### Task directions
Write the records below out in full, character for character, with no pictures.

[Part of a data file]
*-*-*

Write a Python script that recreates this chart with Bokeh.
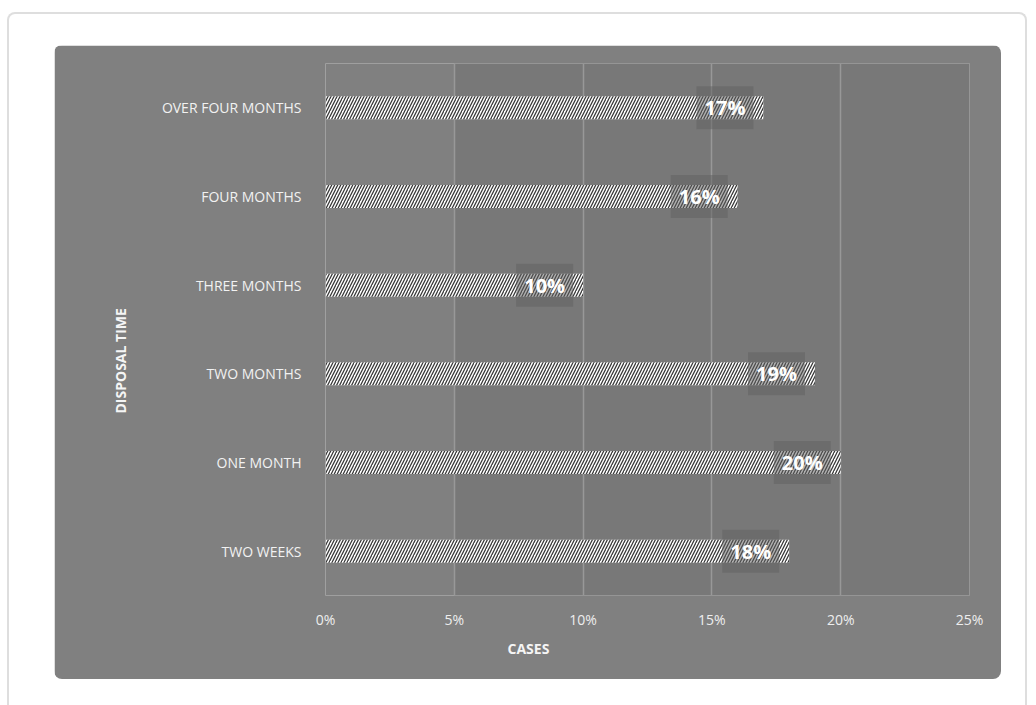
from bokeh.plotting import figure
from bokeh.models import (BoxAnnotation, Title, FixedTicker, PrintfTickFormatter,
                          Range1d, FactorRange, ColumnDataSource, Column)
from bokeh.core.properties import value
from bokeh.embed import file_html
from bokeh.resources import INLINE

categories = ["OVER FOUR MONTHS", "FOUR MONTHS", "THREE MONTHS", "TWO MONTHS", "ONE MONTH", "TWO WEEKS"]
values = [17, 16, 10, 19, 20, 18]
labels = ["17%", "16%", "10%", "19%", "20%", "18%"]
x_ticks = [0, 5, 10, 15, 20, 25]

src = ColumnDataSource(dict(cat=categories, val=values, lab=labels))

p = figure(width=947, height=634, output_backend="svg", toolbar_location=None,
           y_range=FactorRange(*categories[::-1], range_padding=0),
           x_range=Range1d(0, 25),
           min_border_left=271, min_border_right=32, min_border_top=18, min_border_bottom=84)
p.background_fill_color = "#808080"
p.border_fill_color = "#808080"
p.outline_line_color = None
p.styles = {"border-radius": "8px", "overflow": "hidden"}

area = BoxAnnotation(left=5, right=25, fill_color="#787878", fill_alpha=1,
                     line_color=None, line_alpha=0, level="image")
p.add_layout(area)

p.hbar(y="cat", right="val", left=0, height=0.26, source=src,
       fill_color="white", line_color=None,
       hatch_pattern="/", hatch_color="#383838", hatch_scale=6, hatch_weight=1.3)

p.text(x="val", y="cat", text="lab", source=src, x_offset=-10,
       text_align="right", text_baseline="middle",
       text_font=value("Open Sans"), text_font_style="bold", text_font_size="20px",
       text_color="white",
       background_fill_color="#606060", background_fill_alpha=0.5, padding=8)

p.xgrid.ticker = FixedTicker(ticks=x_ticks)
p.xgrid.grid_line_color = "#989898"
p.xgrid.grid_line_width = 1.5
p.ygrid.grid_line_color = None

p.xaxis.ticker = FixedTicker(ticks=x_ticks)
p.xaxis.formatter = PrintfTickFormatter(format="%d%%")
p.xaxis.axis_line_color = None
p.xaxis.major_tick_line_color = None
p.xaxis.minor_tick_line_color = None
p.xaxis.major_label_text_color = "#eeeeee"
p.xaxis.major_label_text_font = "Open Sans"
p.xaxis.major_label_text_font_size = "14px"
p.xaxis.major_label_standoff = 8

p.yaxis.axis_line_color = None
p.yaxis.major_tick_line_color = None
p.yaxis.minor_tick_line_color = None
p.yaxis.major_label_text_color = "#f2f2f2"
p.yaxis.major_label_text_font = "Open Sans"
p.yaxis.major_label_text_font_size = "14px"
p.yaxis.major_label_standoff = 18

p.add_layout(Title(text="DISPOSAL TIME", align="left", offset=182, standoff=58,
                   text_font="Open Sans", text_font_style="bold", text_font_size="14px",
                   text_color="#f5f5f5"), "left")
p.add_layout(Title(text="CASES", align="left", offset=182, text_font="Open Sans",
                   text_font_style="bold", text_font_size="14px", text_color="#f5f5f5"),
             "below")

outer = Column(p, styles={"margin-left": "7px", "margin-top": "12px",
                          "border": "2px solid #dedede", "border-bottom": "none",
                          "border-radius": "8px 8px 0 0",
                          "padding": "31px 24px 30px 45px", "background": "white"})

open("out.html", "w").write(file_html(outer, INLINE))
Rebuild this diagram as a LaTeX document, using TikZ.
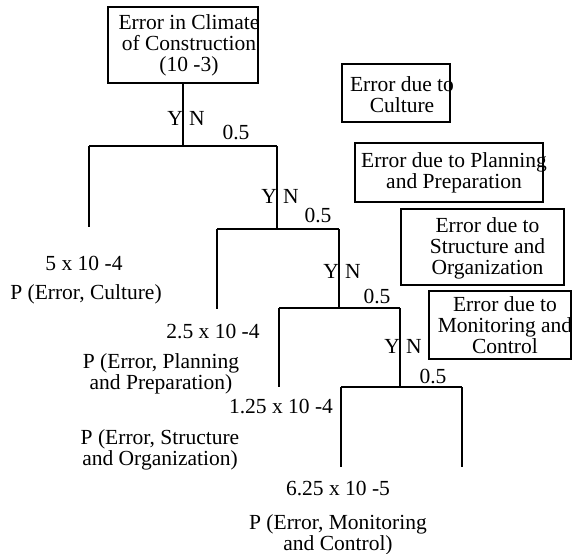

*-*-*

### Answer to this exercise
Write a Python script that recreates this chart with Bokeh.
from bokeh.plotting import figure
from bokeh.models import (BoxAnnotation, Title, FixedTicker, PrintfTickFormatter,
                          Range1d, FactorRange, ColumnDataSource, Column)
from bokeh.core.properties import value
from bokeh.embed import file_html
from bokeh.resources import INLINE

categories = ["OVER FOUR MONTHS", "FOUR MONTHS", "THREE MONTHS", "TWO MONTHS", "ONE MONTH", "TWO WEEKS"]
values = [17, 16, 10, 19, 20, 18]
labels = ["17%", "16%", "10%", "19%", "20%", "18%"]
x_ticks = [0, 5, 10, 15, 20, 25]

src = ColumnDataSource(dict(cat=categories, val=values, lab=labels))

p = figure(width=947, height=634, output_backend="svg", toolbar_location=None,
           y_range=FactorRange(*categories[::-1], range_padding=0),
           x_range=Range1d(0, 25),
           min_border_left=271, min_border_right=32, min_border_top=18, min_border_bottom=84)
p.background_fill_color = "#808080"
p.border_fill_color = "#808080"
p.outline_line_color = None
p.styles = {"border-radius": "8px", "overflow": "hidden"}

area = BoxAnnotation(left=5, right=25, fill_color="#787878", fill_alpha=1,
                     line_color=None, line_alpha=0, level="image")
p.add_layout(area)

p.hbar(y="cat", right="val", left=0, height=0.26, source=src,
       fill_color="white", line_color=None,
       hatch_pattern="/", hatch_color="#383838", hatch_scale=6, hatch_weight=1.3)

p.text(x="val", y="cat", text="lab", source=src, x_offset=-10,
       text_align="right", text_baseline="middle",
       text_font=value("Open Sans"), text_font_style="bold", text_font_size="20px",
       text_color="white",
       background_fill_color="#606060", background_fill_alpha=0.5, padding=8)

p.xgrid.ticker = FixedTicker(ticks=x_ticks)
p.xgrid.grid_line_color = "#989898"
p.xgrid.grid_line_width = 1.5
p.ygrid.grid_line_color = None

p.xaxis.ticker = FixedTicker(ticks=x_ticks)
p.xaxis.formatter = PrintfTickFormatter(format="%d%%")
p.xaxis.axis_line_color = None
p.xaxis.major_tick_line_color = None
p.xaxis.minor_tick_line_color = None
p.xaxis.major_label_text_color = "#eeeeee"
p.xaxis.major_label_text_font = "Open Sans"
p.xaxis.major_label_text_font_size = "14px"
p.xaxis.major_label_standoff = 8

p.yaxis.axis_line_color = None
p.yaxis.major_tick_line_color = None
p.yaxis.minor_tick_line_color = None
p.yaxis.major_label_text_color = "#f2f2f2"
p.yaxis.major_label_text_font = "Open Sans"
p.yaxis.major_label_text_font_size = "14px"
p.yaxis.major_label_standoff = 18

p.add_layout(Title(text="DISPOSAL TIME", align="left", offset=182, standoff=58,
                   text_font="Open Sans", text_font_style="bold", text_font_size="14px",
                   text_color="#f5f5f5"), "left")
p.add_layout(Title(text="CASES", align="left", offset=182, text_font="Open Sans",
                   text_font_style="bold", text_font_size="14px", text_color="#f5f5f5"),
             "below")

outer = Column(p, styles={"margin-left": "7px", "margin-top": "12px",
                          "border": "2px solid #dedede", "border-bottom": "none",
                          "border-radius": "8px 8px 0 0",
                          "padding": "31px 24px 30px 45px", "background": "white"})

open("out.html", "w").write(file_html(outer, INLINE))
Rebuild this diagram as a LaTeX document, using TikZ.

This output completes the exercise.